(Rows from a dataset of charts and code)
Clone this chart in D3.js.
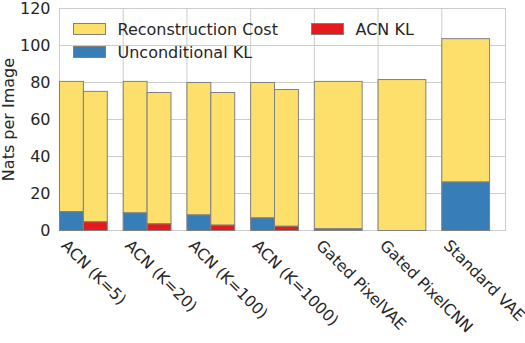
<!DOCTYPE html>
<html>
<head>
<meta charset="utf-8">
<script src="https://cdn.jsdelivr.net/npm/d3@7"></script>
<style>
  body { margin: 0; background: #fff; }
  svg text { font-family: "DejaVu Sans"; }
</style>
</head>
<body>
<div class="chart"></div>
<script>
// categories along x
var categories = ["ACN (K=5)", "ACN (K=20)", "ACN (K=100)", "ACN (K=1000)",
                  "Gated PixelVAE", "Gated PixelCNN", "Standard VAE"];

// left bar of each group: unconditional KL + reconstruction
var uncondKL   = [10.2, 9.5, 8.4, 6.8, 0.9, 0, 26.2];
var uncondRecon = [70.4, 71.1, 71.6, 73.2, 79.7, 81.6, 77.5];

// right bar (ACN only): ACN KL + reconstruction
var acnKL    = [4.7, 3.6, 2.9, 2.3];
var acnRecon = [70.5, 71.0, 71.7, 73.9];

var yTicks = [0, 20, 40, 60, 80, 100, 120];

var legendItems = [
  { label: "Reconstruction Cost", color: "#fde06b" },
  { label: "Unconditional KL", color: "#377eb8" },
  { label: "ACN KL", color: "#e41a1c" }
];

(function(){
  var W = 525, H = 343;
  var margin = { left: 59.5, right: 19.5, top: 8.5, bottom: 112.5 };
  var innerW = W - margin.left - margin.right;
  var innerH = H - margin.top - margin.bottom;
  var colRecon = "#fde06b", colUncond = "#377eb8", colAcn = "#e41a1c";
  var edge = "#808080", grid = "#cccccc", ink = "#262626";
  var font = "DejaVu Sans";

  var svg = d3.select(".chart").append("svg")
      .attr("width", W).attr("height", H);
  var g = svg.append("g").attr("transform", "translate(" + margin.left + "," + margin.top + ")");

  // band per category, bars start at the band's left edge
  var x = d3.scaleBand().domain(categories).range([0, innerW]).padding(0);
  var y = d3.scaleLinear().domain([0, 120]).range([innerH, 0]);
  var barW = x.bandwidth() * 0.75;
  var half = barW / 2;

  // horizontal grid
  g.selectAll("line.hgrid").data(yTicks).enter().append("line")
    .attr("x1", 0).attr("x2", innerW)
    .attr("y1", function(d){ return y(d); })
    .attr("y2", function(d){ return y(d); })
    .attr("stroke", grid).attr("stroke-width", 1);

  // vertical grid at tick positions (left edge of each group)
  g.selectAll("line.vgrid").data(categories).enter().append("line")
    .attr("x1", function(d){ return x(d); }).attr("x2", function(d){ return x(d); })
    .attr("y1", 0).attr("y2", innerH)
    .attr("stroke", grid).attr("stroke-width", 1);

  // frame
  g.append("rect").attr("x", 0).attr("y", 0).attr("width", innerW).attr("height", innerH)
    .attr("fill", "none").attr("stroke", grid).attr("stroke-width", 1);

  // legend (no frame)
  var leg = g.append("g").attr("class", "legend");
  var legPos = [
    { x: 14, y: 15 },
    { x: 14, y: 38 },
    { x: 252, y: 15 }
  ];
  legendItems.forEach(function(it, i){
    var p = legPos[i];
    leg.append("rect").attr("x", p.x).attr("y", p.y).attr("width", 32).attr("height", 11)
      .attr("fill", it.color).attr("stroke", edge).attr("stroke-width", 1);
    leg.append("text").attr("x", p.x + 44).attr("y", p.y + 5.5).attr("dy", "0.35em")
      .style("font-family", font).style("font-size", "16px").attr("fill", ink).text(it.label);
  });

  var left = categories.map(function(c, i){
    var w = i < acnKL.length ? half : barW;
    return { cat: c, kl: uncondKL[i], recon: uncondRecon[i], x: x(c), w: w };
  });
  var right = acnKL.map(function(k, i){
    return { cat: categories[i], kl: k, recon: acnRecon[i], x: x(categories[i]) + half, w: half };
  });

  function drawStack(data, klColor) {
    var sel = g.append("g").selectAll("g").data(data).enter().append("g");
    sel.append("rect")
      .attr("x", function(d){ return d.x; })
      .attr("y", function(d){ return y(d.kl + d.recon); })
      .attr("width", function(d){ return d.w; })
      .attr("height", function(d){ return y(d.kl) - y(d.kl + d.recon); })
      .attr("fill", colRecon).attr("stroke", edge).attr("stroke-width", 1);
    sel.filter(function(d){ return d.kl > 0; }).append("rect")
      .attr("x", function(d){ return d.x; })
      .attr("y", function(d){ return y(d.kl); })
      .attr("width", function(d){ return d.w; })
      .attr("height", function(d){ return y(0) - y(d.kl); })
      .attr("fill", klColor).attr("stroke", edge).attr("stroke-width", 1);
  }
  drawStack(left, colUncond);
  drawStack(right, colAcn);

  // y axis labels
  var yAxis = d3.axisLeft(y).tickValues(yTicks).tickSize(0).tickPadding(9);
  var ya = g.append("g").call(yAxis);
  ya.select(".domain").remove();
  ya.attr("font-family", null).attr("font-size", null);
  ya.selectAll("text").style("font-family", font).style("font-size", "16px").attr("fill", ink);

  // x axis labels, rotated, anchored at each tick
  g.selectAll("text.xlab").data(categories).enter().append("text")
    .attr("class", "xlab")
    .attr("transform", function(d){ return "translate(" + (x(d) + 1) + "," + (innerH + 16) + ") rotate(45)"; })
    .style("font-family", font).style("font-size", "15.7px").attr("fill", ink)
    .text(function(d){ return d; });

  // y label
  svg.append("text")
    .attr("transform", "translate(13.5," + (margin.top + innerH / 2) + ") rotate(-90)")
    .attr("text-anchor", "middle")
    .style("font-family", font).style("font-size", "16px").attr("fill", ink)
    .text("Nats per Image");
})();
</script>
</body>
</html>
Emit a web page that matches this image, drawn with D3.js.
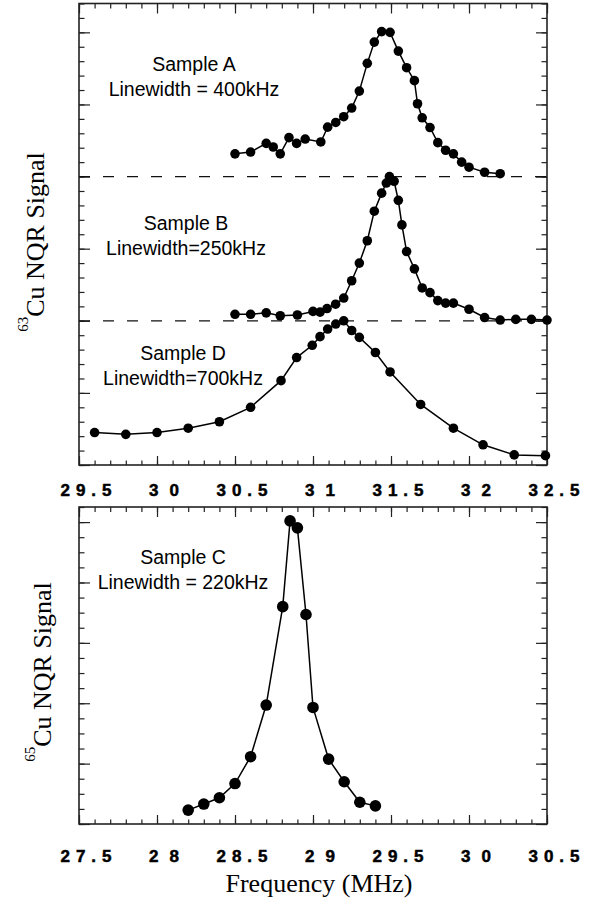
<!DOCTYPE html>
<html>
<head>
<meta charset="utf-8">
<script src="https://cdn.jsdelivr.net/npm/d3@7"></script>
<style>
  body { margin: 0; background: #fff; }
</style>
</head>
<body>
<div id="chart"></div>
<script>
// values (frequency in MHz, signal in arbitrary offset units)
var freqA = [30.50, 30.60, 30.70, 30.745, 30.79, 30.846, 30.895, 30.95, 31.05, 31.094, 31.146, 31.197, 31.248, 31.297, 31.348, 31.393, 31.44, 31.494, 31.547, 31.60, 31.65, 31.67, 31.70, 31.75, 31.80, 31.85, 31.90, 31.953, 32.00, 32.10, 32.20];
var sigA  = [4.315, 4.34, 4.46, 4.41, 4.315, 4.54, 4.46, 4.52, 4.48, 4.685, 4.75, 4.83, 4.95, 5.185, 5.57, 5.865, 6.01, 6.00, 5.74, 5.51, 5.33, 5.01, 4.815, 4.68, 4.47, 4.365, 4.315, 4.20, 4.13, 4.06, 4.04];

var freqB = [30.50, 30.60, 30.70, 30.79, 30.90, 31.00, 31.045, 31.09, 31.145, 31.197, 31.248, 31.297, 31.348, 31.393, 31.44, 31.47, 31.49, 31.52, 31.547, 31.57, 31.60, 31.65, 31.70, 31.75, 31.80, 31.85, 31.90, 32.00, 32.10, 32.20, 32.30, 32.40, 32.50];
var sigB  = [2.09, 2.09, 2.11, 2.07, 2.08, 2.13, 2.12, 2.17, 2.23, 2.315, 2.555, 2.80, 3.11, 3.52, 3.77, 3.91, 4.00, 3.935, 3.67, 3.33, 2.96, 2.72, 2.455, 2.39, 2.28, 2.245, 2.245, 2.16, 2.045, 2.01, 2.02, 2.02, 2.01];

var freqD = [29.60, 29.80, 30.00, 30.20, 30.40, 30.60, 30.795, 30.895, 30.995, 31.045, 31.094, 31.146, 31.197, 31.248, 31.297, 31.40, 31.494, 31.69, 31.90, 32.09, 32.29, 32.49];
var sigD  = [0.45, 0.425, 0.45, 0.51, 0.60, 0.80, 1.17, 1.49, 1.66, 1.78, 1.885, 1.955, 2.00, 1.865, 1.77, 1.56, 1.29, 0.84, 0.51, 0.28, 0.14, 0.13];

var freqC = [28.20, 28.30, 28.40, 28.50, 28.60, 28.70, 28.806, 28.853, 28.90, 28.955, 29.00, 29.10, 29.20, 29.30, 29.40];
var sigC  = [0.23, 0.33, 0.435, 0.67, 1.115, 1.97, 3.60, 5.02, 4.905, 3.47, 1.93, 1.075, 0.70, 0.36, 0.30];

// baselines of the stacked spectra (dashed lines)
var baselines = [4, 2];

// tick labels
var xTicksTop = [29.5, 30, 30.5, 31, 31.5, 32, 32.5];
var xLabelsTop = ["29.5", "30", "30.5", "31", "31.5", "32", "32.5"];
var xTicksBot = [27.5, 28, 28.5, 29, 29.5, 30, 30.5];
var xLabelsBot = ["27.5", "28", "28.5", "29", "29.5", "30", "30.5"];

var width = 592;
var height = 903;
var sans = "'Liberation Sans', Arial, Helvetica, sans-serif";
var serif = "'Liberation Serif', 'Times New Roman', serif";

var svg = d3.select("#chart")
    .append("svg")
    .attr("width", width)
    .attr("height", height);

// scales for the two panels
var xTop = d3.scaleLinear().domain([29.5, 32.5]).range([79, 547]);
var yTop = d3.scaleLinear().domain([0, 6.4]).range([465, 3.5]);
var xBot = d3.scaleLinear().domain([27.5, 30.5]).range([79, 547]);
var yBot = d3.scaleLinear().domain([0, 5.25]).range([824, 507]);

// draws inward ticks on all four sides of a panel
function drawTicks(x, y, xMinor, xMajor, yMinor, yMajor) {
    var x0 = x.range()[0], x1 = x.range()[1];
    var yb = y.range()[0], yt = y.range()[1];
    var sets = [
        [d3.axisBottom(x), yb, 0, xMinor, -4.5],
        [d3.axisBottom(x), yb, 0, xMajor, -9],
        [d3.axisTop(x), yt, 0, xMinor, -5],
        [d3.axisTop(x), yt, 0, xMajor, -10],
        [d3.axisLeft(y), 0, x0, yMinor, -5.5],
        [d3.axisLeft(y), 0, x0, yMajor, -11],
        [d3.axisRight(y), 0, x1, yMinor, -5.5],
        [d3.axisRight(y), 0, x1, yMajor, -11]
    ];
    sets.forEach(function (s) {
        var g = svg.append("g")
            .attr("transform", "translate(" + s[2] + "," + s[1] + ")")
            .call(s[0].tickValues(s[3]).tickSize(s[4]).tickFormat(""));
        g.select(".domain").remove();
        g.selectAll("line").attr("stroke", "#222").attr("stroke-width", 1.2);
    });

    svg.append("rect")
        .attr("x", x0).attr("y", yt)
        .attr("width", x1 - x0).attr("height", yb - yt)
        .attr("fill", "none")
        .attr("stroke", "#222")
        .attr("stroke-width", 1.6);
}

function drawLabels(x, values, labels, baseY) {
    svg.append("g")
        .selectAll("text")
        .data(values)
        .enter()
        .append("text")
        .attr("x", function (d) {
            var ls = Number.isInteger(d) ? 11 : 6;
            return x(d) + 7 + ls / 2;
        })
        .attr("y", baseY)
        .attr("text-anchor", "middle")
        .attr("font-family", sans)
        .attr("font-weight", "bold")
        .attr("font-size", 17)
        .attr("letter-spacing", function (d) { return Number.isInteger(d) ? 11 : 6; })
        .attr("fill", "#000")
        .attr("stroke", "#000")
        .attr("stroke-width", 0.5)
        .text(function (d, i) { return labels[i]; });
}

function drawSeries(x, y, freq, sig, r) {
    var pts = d3.zip(freq, sig);
    var line = d3.line()
        .x(function (d) { return x(d[0]); })
        .y(function (d) { return y(d[1]); });
    svg.append("path")
        .datum(pts)
        .attr("d", line)
        .attr("fill", "none")
        .attr("stroke", "#000")
        .attr("stroke-width", 1.5);
    svg.append("g")
        .selectAll("circle")
        .data(pts)
        .enter()
        .append("circle")
        .attr("cx", function (d) { return x(d[0]); })
        .attr("cy", function (d) { return y(d[1]); })
        .attr("r", r)
        .attr("fill", "#000");
}

function note(cx, y1, t1, t2) {
    var t = svg.append("text")
        .attr("text-anchor", "middle")
        .attr("font-family", sans)
        .attr("font-size", 19.5)
        .attr("fill", "#000");
    t.append("tspan").attr("x", cx).attr("y", y1).text(t1);
    t.append("tspan").attr("x", cx).attr("y", y1 + 25).text(t2);
}

function yTitle(cx, cy, iso) {
    var t = svg.append("text")
        .attr("transform", "translate(" + cx + "," + cy + ") rotate(-90)")
        .attr("text-anchor", "middle")
        .attr("font-family", serif)
        .attr("font-size", 26)
        .attr("fill", "#000");
    t.append("tspan").attr("font-size", 15).attr("dy", -16).text(iso);
    t.append("tspan").attr("dy", 16).text("Cu NQR Signal");
}

// ---- top panel: 63Cu ----
drawTicks(xTop, yTop, xTop.ticks(30), xTop.ticks(6), yTop.ticks(32), yTop.ticks(6));

svg.append("g")
    .selectAll("line")
    .data(baselines)
    .enter()
    .append("line")
    .attr("x1", xTop.range()[0])
    .attr("x2", xTop.range()[1])
    .attr("y1", function (d) { return yTop(d); })
    .attr("y2", function (d) { return yTop(d); })
    .attr("stroke", "#111")
    .attr("stroke-width", 1.2)
    .attr("stroke-dasharray", "11,13");

drawSeries(xTop, yTop, freqA, sigA, 4.8);
drawSeries(xTop, yTop, freqB, sigB, 4.8);
drawSeries(xTop, yTop, freqD, sigD, 4.8);

note(194, 71, "Sample A", "Linewidth = 400kHz");
note(186, 230, "Sample B", "Linewidth=250kHz");
note(183, 360, "Sample D", "Linewidth=700kHz");

drawLabels(xTop, xTicksTop, xLabelsTop, 496);
yTitle(44, 242, "63");

// ---- bottom panel: 65Cu ----
drawTicks(xBot, yBot, xBot.ticks(30), xBot.ticks(6), d3.range(0, 5.26, 0.25), d3.range(0, 5.26, 1));
drawSeries(xBot, yBot, freqC, sigC, 5.8);
note(183, 564, "Sample C", "Linewidth = 220kHz");
drawLabels(xBot, xTicksBot, xLabelsBot, 862);
yTitle(51, 672, "65");

svg.append("text")
    .attr("x", 319)
    .attr("y", 892)
    .attr("text-anchor", "middle")
    .attr("font-family", serif)
    .attr("font-size", 26)
    .attr("fill", "#000")
    .text("Frequency (MHz)");
</script>
</body>
</html>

> [Task details] Only lines belong in the copy: transcribe those from the start of the data through the line that contains "var yTicks = [0, 20, 40, 60, 80, 100, 120];", and skip the pictures.

> [Final result]
Clone this chart in D3.js.
<!DOCTYPE html>
<html>
<head>
<meta charset="utf-8">
<script src="https://cdn.jsdelivr.net/npm/d3@7"></script>
<style>
  body { margin: 0; background: #fff; }
  svg text { font-family: "DejaVu Sans"; }
</style>
</head>
<body>
<div class="chart"></div>
<script>
// categories along x
var categories = ["ACN (K=5)", "ACN (K=20)", "ACN (K=100)", "ACN (K=1000)",
                  "Gated PixelVAE", "Gated PixelCNN", "Standard VAE"];

// left bar of each group: unconditional KL + reconstruction
var uncondKL   = [10.2, 9.5, 8.4, 6.8, 0.9, 0, 26.2];
var uncondRecon = [70.4, 71.1, 71.6, 73.2, 79.7, 81.6, 77.5];

// right bar (ACN only): ACN KL + reconstruction
var acnKL    = [4.7, 3.6, 2.9, 2.3];
var acnRecon = [70.5, 71.0, 71.7, 73.9];

var yTicks = [0, 20, 40, 60, 80, 100, 120];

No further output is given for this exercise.